For context, the average NFL offense in 2023 (Rams, ranked 16th of 32) is averaging 22.1 points per game ahead of Week 8. That means that in 33 of Herbert's 55 career starts, the Chargers have let up at least 5 more points than the league average. That's inexplicable."

This excerpt from an earlier point in the article tells a bigger story than you'd hope about Staley's time in Los Angeles, and as a former defensive coordinator and current defensive play-caller, those poor numbers fall entirely on him. 

While Telesco is to blame for investing only in aging defensive players like Eric Kendricks, Chris Harris Jr., and Khalil Mack, Staley has made a defense that even in spite of their age and injuries having more talent than other units in the league, far worse. 

With the highest defensive payroll in the league this season, while Telesco deserves blame for handing out oversized contracts, Staley has still been dealt the proper hand when it comes to making the most of the personnel he has. 

Derwin James is still an All-Pro level player, Khalil Mack is amongst the league-leaders in sacks, Joey Bosa remains capable, and young players like Tuli Tuipulotu have become contributors. Despite that, the defense is putrid. 

The highlight of Staley's comically bad tenure in Los Angeles was the Chargers' Wild Card loss to the Jacksonville Jaguars this past season. Sporting a 27-0 lead at halftime, Staley's defense let up 31 points in the second-half to an average offense in the regular season, including a game-winning field goal to kicker Riley Patterson. 

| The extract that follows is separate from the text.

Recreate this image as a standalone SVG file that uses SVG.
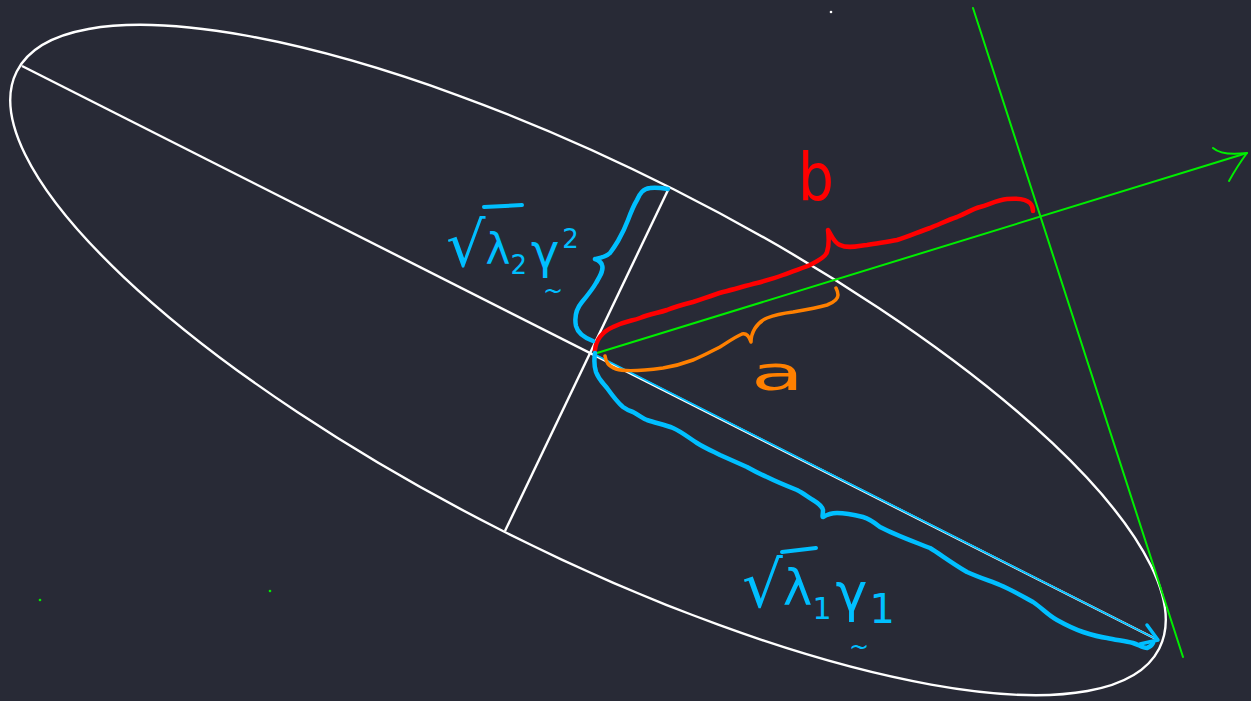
<svg xmlns="http://www.w3.org/2000/svg" width="1251" height="701" viewBox="0 0 1251 701">
<style>
.w{stroke:#ffffff;stroke-width:2.4;fill:none}
.g{stroke:#00ee00;stroke-width:2;fill:none;stroke-linecap:round}
.pen{fill:none;stroke-linecap:round;stroke-linejoin:round}
.blue{stroke:#00bfff}
.red{stroke:#ff0000}
.orange{stroke:#ff8000}
.t{font-family:"DejaVu Sans","Liberation Sans",sans-serif}
.tb{fill:#00bfff}
</style>
<rect width="1251" height="701" fill="#282a36"/>
<g id="ellipse">
<ellipse cx="588" cy="360" rx="640" ry="191" transform="rotate(26.8 588 360)" class="w"/>
<line x1="22" y1="66" x2="1158" y2="640" class="w"/>
<line x1="668" y1="190" x2="505" y2="531" class="w"/>
</g>
<g id="green-axes">
<line x1="597" y1="353" x2="1247" y2="153" class="g"/>
<path d="M1213,148 Q1222,156 1247,153 M1229,181 Q1238,165 1247,153" class="g" stroke-width="3.5"/>
<line x1="973" y1="8" x2="1183" y2="657" class="g"/>
<circle cx="40" cy="600" r="1.3" fill="#00ee00"/>
<circle cx="270" cy="591" r="1.3" fill="#00ee00"/>
<circle cx="831" cy="12" r="1.3" fill="#ffffff"/>
</g>
<g id="gamma1-arrow">
<line x1="596" y1="355" x2="1158" y2="640" class="pen blue" stroke-width="1.8"/>
<path d="M1147,625 L1158,640 L1140,644" class="pen blue" stroke-width="3.5"/>
</g>
<g id="brace-b">
<path class="pen red" stroke-width="4.5" d="M595,350 C596,340 602,332 613,327 C625,321 632,321 640,318 C650,314 658,313 667,310 C677,306 685,304 693,302 C705,298 713,295 723,292 C735,289 745,286 757,283 C768,280 775,278 783,275 C793,271 803,268 810,265 C820,260 826,256 827,252 C829,246 829,238 828,230 C832,236 834,243 840,245 C848,249 858,246 867,245 C878,243 887,242 897,240 C908,237 918,232 930,228 C940,224 948,220 957,217 C967,213 972,209 980,207 C990,204 998,200 1007,199 C1018,198 1026,199 1030,203 C1033,206 1033,209 1033,211"/>
<text x="798" y="200" class="t" font-size="66" fill="#ff0000" textLength="36" lengthAdjust="spacingAndGlyphs">b</text>
</g>
<g id="brace-a">
<path class="pen orange" stroke-width="3.5" d="M605,356 C606,362 608,366 616,369 C625,372 640,371 663,368 C675,366 685,363 693,360 C703,356 712,351 720,347 C728,342 735,337 742,334 C746,333 749,336 751,342 C751,333 756,323 767,318 C777,314 785,313 793,312 C805,310 817,308 827,305 C835,302 838,299 838,295 C838,292 837,290 836,288"/>
<text x="751" y="390" class="t" font-size="48" fill="#ff8000" textLength="53" lengthAdjust="spacingAndGlyphs">a</text>
</g>
<g id="brace-lambda2">
<path class="pen blue" stroke-width="4.5" d="M593,341 C585,338 578,334 576,326 C574,316 577,308 582,302 C587,296 592,290 596,283 C600,276 604,270 602,265 C601,262 598,260 595,259 C600,258 606,257 610,253 C613,249 615,246 618,241 C622,234 625,228 628,220 C631,212 634,205 637,200 C640,193 643,189 650,188 C656,187 662,188 668,189"/>
<text class="t tb" x="446" y="266" font-size="42"><tspan font-size="62">√</tspan><tspan dy="-2">λ</tspan><tspan font-size="26" dy="10">2</tspan><tspan font-size="48" dx="4" dy="-6">γ</tspan><tspan font-size="26" dx="3" dy="-20">2</tspan></text>
<line x1="484" y1="207" x2="522" y2="205" class="pen blue" stroke-width="4"/>
<text class="t tb" font-size="24" x="543" y="299">~</text>
</g>
<g id="brace-lambda1">
<path class="pen blue" stroke-width="4.5" d="M595,353 C594,360 594,366 596,372 C599,380 603,383 607,388 C612,395 617,402 623,407 C627,410 630,411 633,412 C639,415 642,418 647,420 C656,423 665,425 673,428 C682,432 689,438 697,443 C705,448 712,451 720,455 C729,459 738,463 747,467 C754,471 760,474 767,477 C777,482 787,486 797,490 C803,493 808,497 813,500 C818,503 822,506 823,510 C823,514 822,517 823,517 C828,514 832,513 837,513 C846,513 855,515 863,517 C870,519 875,523 880,527 C895,535 915,542 930,548 C940,554 950,562 967,572 C978,577 990,581 1000,585 C1012,590 1022,596 1033,602 C1042,608 1048,615 1057,620 C1066,625 1074,629 1083,632 C1092,635 1099,637 1107,638 C1116,640 1125,641 1133,643 C1139,645 1143,648 1147,648 C1150,647 1152,645 1153,643"/>
<text class="t tb" x="742" y="607" font-size="50"><tspan font-size="64">√</tspan><tspan dy="-2">λ</tspan><tspan font-size="30" dy="14">1</tspan><tspan font-size="54" dx="4" dy="-8">γ</tspan><tspan font-size="40" dx="2" dy="12">1</tspan></text>
<line x1="782" y1="552" x2="816" y2="548" class="pen blue" stroke-width="4"/>
<text class="t tb" font-size="24" x="849" y="655">~</text>
</g>
</svg>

In one of the largest blown leads in NFL history, Staley failed to adjust to Jacksonville's second-half offensive plan, overseeing his own offense shut down and his defense implode. 

In one of the great ironies of the Chargers' awful last few seasons, the fact that Staley managed to retain his job after this all-time bad performance was because Telesco didn't push for his firing. Now, the Bolts sit at 2-4, with a 13% chance of making the playoffs, and, yet again, one of the worst defenses in the NFL. 

No success aside from two playoff wins against rookie quarterbacks have happened in the Telesco era, and absolutely no success has been achieved under any circumstance in the Staley era. 

Worse, the trajectory is downward. It's time to make structural changes in LA.